START

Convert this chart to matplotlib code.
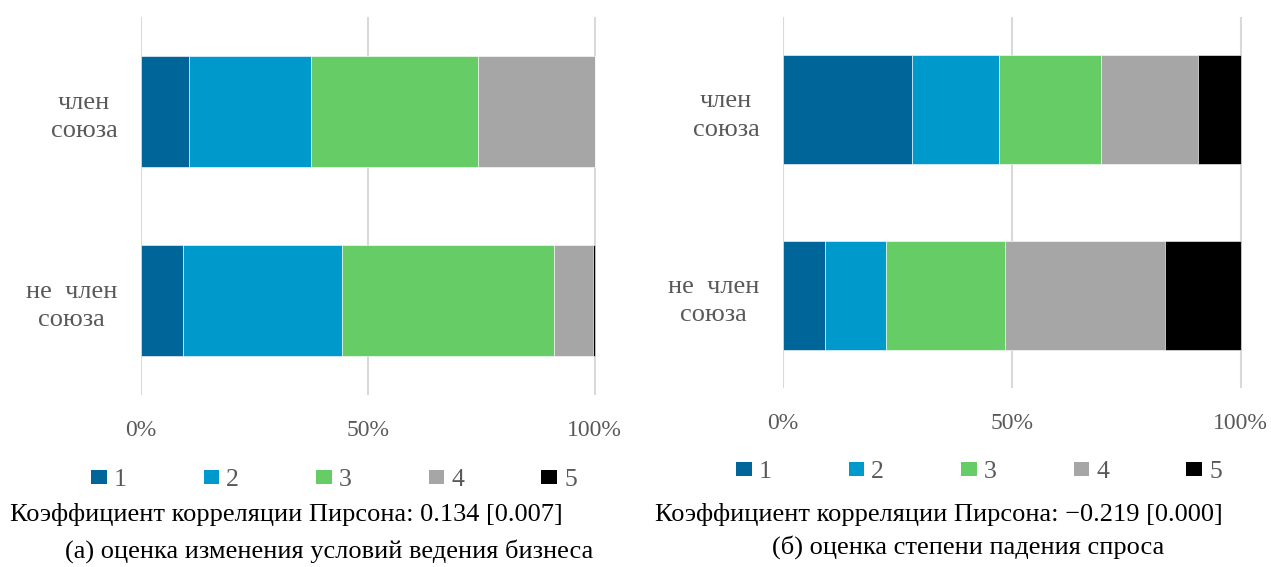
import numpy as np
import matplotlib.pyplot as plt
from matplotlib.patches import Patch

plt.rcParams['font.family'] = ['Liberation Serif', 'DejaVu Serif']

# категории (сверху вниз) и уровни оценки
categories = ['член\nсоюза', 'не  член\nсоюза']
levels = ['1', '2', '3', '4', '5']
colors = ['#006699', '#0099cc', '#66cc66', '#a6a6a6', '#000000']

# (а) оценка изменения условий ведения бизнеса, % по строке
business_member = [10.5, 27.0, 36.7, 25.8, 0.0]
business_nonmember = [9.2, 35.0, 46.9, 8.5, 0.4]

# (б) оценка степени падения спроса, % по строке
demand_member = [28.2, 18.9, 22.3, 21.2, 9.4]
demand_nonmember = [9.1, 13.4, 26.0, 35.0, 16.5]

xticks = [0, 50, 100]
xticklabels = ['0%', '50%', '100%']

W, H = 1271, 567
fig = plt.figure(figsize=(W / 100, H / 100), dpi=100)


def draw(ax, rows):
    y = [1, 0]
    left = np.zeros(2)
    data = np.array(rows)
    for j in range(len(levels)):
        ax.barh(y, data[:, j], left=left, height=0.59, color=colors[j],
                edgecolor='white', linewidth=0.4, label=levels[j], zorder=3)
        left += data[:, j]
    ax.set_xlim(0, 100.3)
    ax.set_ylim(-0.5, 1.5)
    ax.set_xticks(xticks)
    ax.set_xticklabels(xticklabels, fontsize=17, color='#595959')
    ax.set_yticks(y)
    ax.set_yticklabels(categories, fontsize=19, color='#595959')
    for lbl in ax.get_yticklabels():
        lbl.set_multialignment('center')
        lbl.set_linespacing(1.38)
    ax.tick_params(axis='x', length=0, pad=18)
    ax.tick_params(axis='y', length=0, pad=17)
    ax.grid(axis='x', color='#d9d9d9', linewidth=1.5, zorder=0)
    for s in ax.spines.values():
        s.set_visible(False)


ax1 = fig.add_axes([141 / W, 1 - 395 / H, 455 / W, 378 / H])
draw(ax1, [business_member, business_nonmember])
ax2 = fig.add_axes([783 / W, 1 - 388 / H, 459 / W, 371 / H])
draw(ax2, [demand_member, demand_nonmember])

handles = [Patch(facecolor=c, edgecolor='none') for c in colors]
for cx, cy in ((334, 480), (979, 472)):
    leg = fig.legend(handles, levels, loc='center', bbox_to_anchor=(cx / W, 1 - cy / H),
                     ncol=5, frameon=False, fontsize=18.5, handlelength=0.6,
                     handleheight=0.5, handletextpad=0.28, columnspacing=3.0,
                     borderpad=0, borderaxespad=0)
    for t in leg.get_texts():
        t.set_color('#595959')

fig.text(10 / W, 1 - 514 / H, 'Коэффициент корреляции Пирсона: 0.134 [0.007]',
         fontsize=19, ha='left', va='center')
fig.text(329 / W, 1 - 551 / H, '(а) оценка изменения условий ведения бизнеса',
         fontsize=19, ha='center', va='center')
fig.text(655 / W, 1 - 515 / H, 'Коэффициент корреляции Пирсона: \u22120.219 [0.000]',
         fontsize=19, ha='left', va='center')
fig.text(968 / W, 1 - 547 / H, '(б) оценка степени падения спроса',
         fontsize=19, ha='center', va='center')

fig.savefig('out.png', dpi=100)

END

Required task: From the top of the listing above, repeat each line exactly until you reach the line containing "plt.rcParams['font.family'] = ['Liberation", and repeat that one too. Leave the pictures out.

Solved exercise:
Convert this chart to matplotlib code.
import numpy as np
import matplotlib.pyplot as plt
from matplotlib.patches import Patch

plt.rcParams['font.family'] = ['Liberation Serif', 'DejaVu Serif']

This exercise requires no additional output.